The main causes of soil setup effects on pile response are generation of excess pore water pressure (EPWP) due to installation of prefabricated piles in saturated soils and subsequent dissipation of EPWP and, hence, stress state variations around the pile shaft. The main objective of this paper is evaluating the effects of pile diameter and over-consolidation ratio (OCR) on variations of stress state in soil adjacent to the pile and variations of the pile ultimate load over time using a nonlinear finite-element method numerical scheme and comparisons with field test data. The numerical model involves simulation of the pile penetration throughout the installation process and, hence, simulation of EPWP inducement and its dissipation over time during consolidation. The field data include pile driving and load test data in normally consolidated (soft) and overconsolidated (stiff to very stiff) fine-grained strata. The results have shown that the ratio of EPWP dissipation to overconsolidation stress reduces with an increase of OCR. The coefficient of lateral soil pressure has also increased with OCR and pile diameter.

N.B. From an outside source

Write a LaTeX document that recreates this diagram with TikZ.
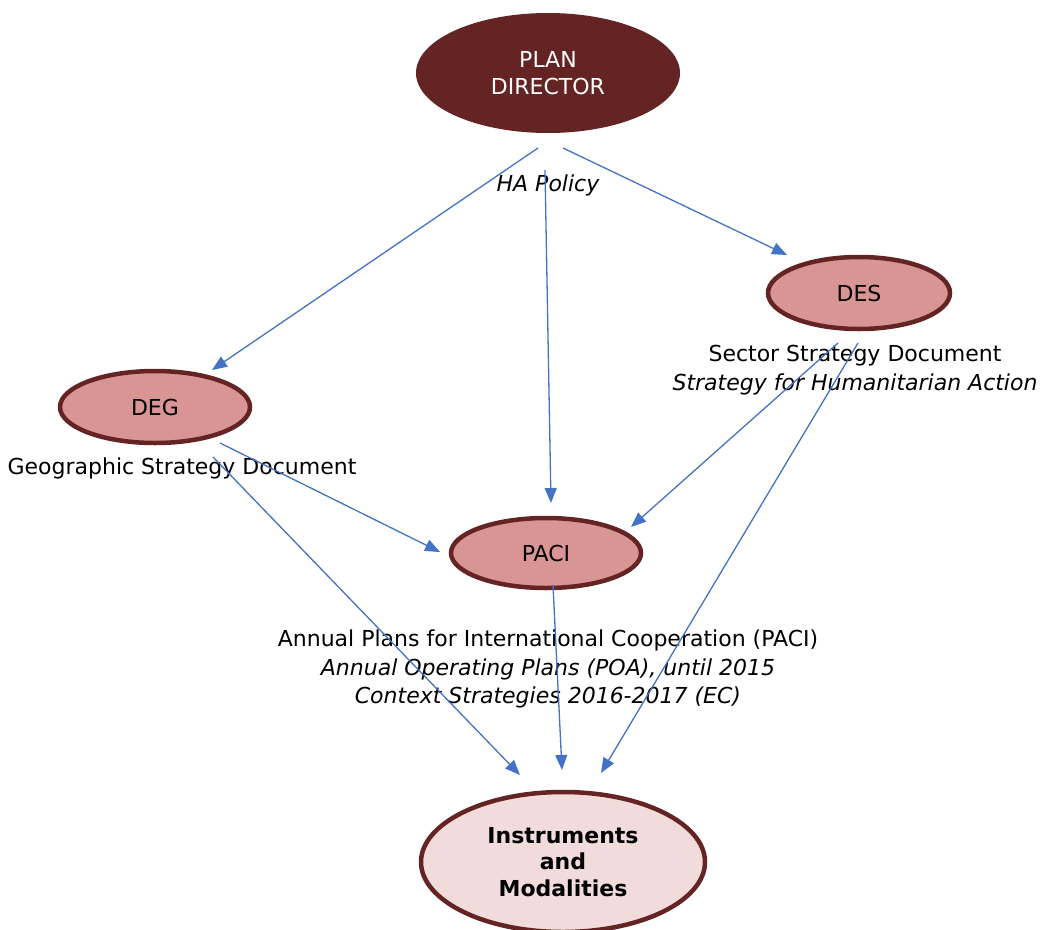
\documentclass[tikz,border=0pt]{standalone}
\usepackage{fontspec}
\setmainfont{DejaVu Sans}
\usetikzlibrary{shapes.geometric,arrows.meta}
\definecolor{darkred}{HTML}{632423}
\definecolor{midred}{HTML}{D99594}
\definecolor{lightred}{HTML}{F2DCDB}
\definecolor{arrowblue}{HTML}{4472C4}
\tikzset{
  oval/.style={ellipse, draw=darkred, line width=4.5pt, inner sep=0pt, align=center, font=\fontsize{22}{26}\selectfont},
  conn/.style={draw=arrowblue, line width=1.3pt, -{Triangle[length=15pt,width=12pt]}},
  lbl/.style={align=center, font=\fontsize{22}{28.5}\selectfont},
}
\begin{document}
\begin{tikzpicture}[x=1pt,y=-1pt]
\useasboundingbox (0,0) rectangle (1041,929);
% nodes
\node[ellipse, fill=darkred, inner sep=0pt, minimum width=264pt, minimum height=120pt, align=center, text=white, font=\fontsize{22}{27}\selectfont] (plan) at (548,73) {PLAN\\DIRECTOR};
\node[oval, fill=midred, minimum width=182pt, minimum height=72pt] (des) at (859,293) {DES};
\node[oval, fill=midred, minimum width=190pt, minimum height=72pt] (deg) at (155,407) {DEG};
\node[oval, fill=midred, minimum width=190pt, minimum height=70pt] (paci) at (546,553) {PACI};
\node[oval, fill=lightred, minimum width=284pt, minimum height=140pt, font=\fontsize{22}{26.5}\selectfont\bfseries] (inst) at (563,862) {Instruments\\and\\Modalities};
% labels
\node[lbl, font=\fontsize{22}{26}\selectfont\itshape] (ha) at (548,185) {HA Policy};
\node[lbl] (sector) at (855,370) {Sector Strategy Document\\\textit{Strategy for Humanitarian Action}};
\node[lbl] (geo) at (182,468) {Geographic Strategy Document};
\node[lbl] (annual) at (548,669) {Annual Plans for International Cooperation (PACI)\\\textit{Annual Operating Plans (POA), until 2015}\\\textit{Context Strategies 2016-2017 (EC)}};
% connector end coordinates
\coordinate (p1) at (538,148);
\coordinate (p2) at (545,170);
\coordinate (p3) at (563,148);
\coordinate (e1) at (212,370);
\coordinate (e2) at (551,503);
\coordinate (e3) at (787,255);
\coordinate (s1) at (838,343);
\coordinate (s2) at (858,343);
\coordinate (e4) at (631,527);
\coordinate (e5) at (601,773);
\coordinate (g1) at (220,443);
\coordinate (g2) at (213,457);
\coordinate (e6) at (440,552);
\coordinate (e7) at (520,775);
\coordinate (c1) at (553,585);
\coordinate (e8) at (562,770);
% connectors
\draw[conn] (p1) -- (e1);
\draw[conn] (p2) -- (e2);
\draw[conn] (p3) -- (e3);
\draw[conn] (s1) -- (e4);
\draw[conn] (s2) -- (e5);
\draw[conn] (g1) -- (e6);
\draw[conn] (g2) -- (e7);
\draw[conn] (c1) -- (e8);
\end{tikzpicture}
\end{document}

A “setup ratio” is defined as the ratio of shaft resistance at the end-of-consolidation to end-of-drive and is shown to have a proportional relationship with the pile diameter and a nonlinear and reducing trend with an increase in OCR. Correlations are proposed to modify existing relations for an increase in shaft resistance with time, incorporating OCR and pile diameter as well. Finally, the field data interpretations of a site having sufficient pile-load testing data in normally and overconsolidated fine-grained stratifications have validated the findings of the numerical model.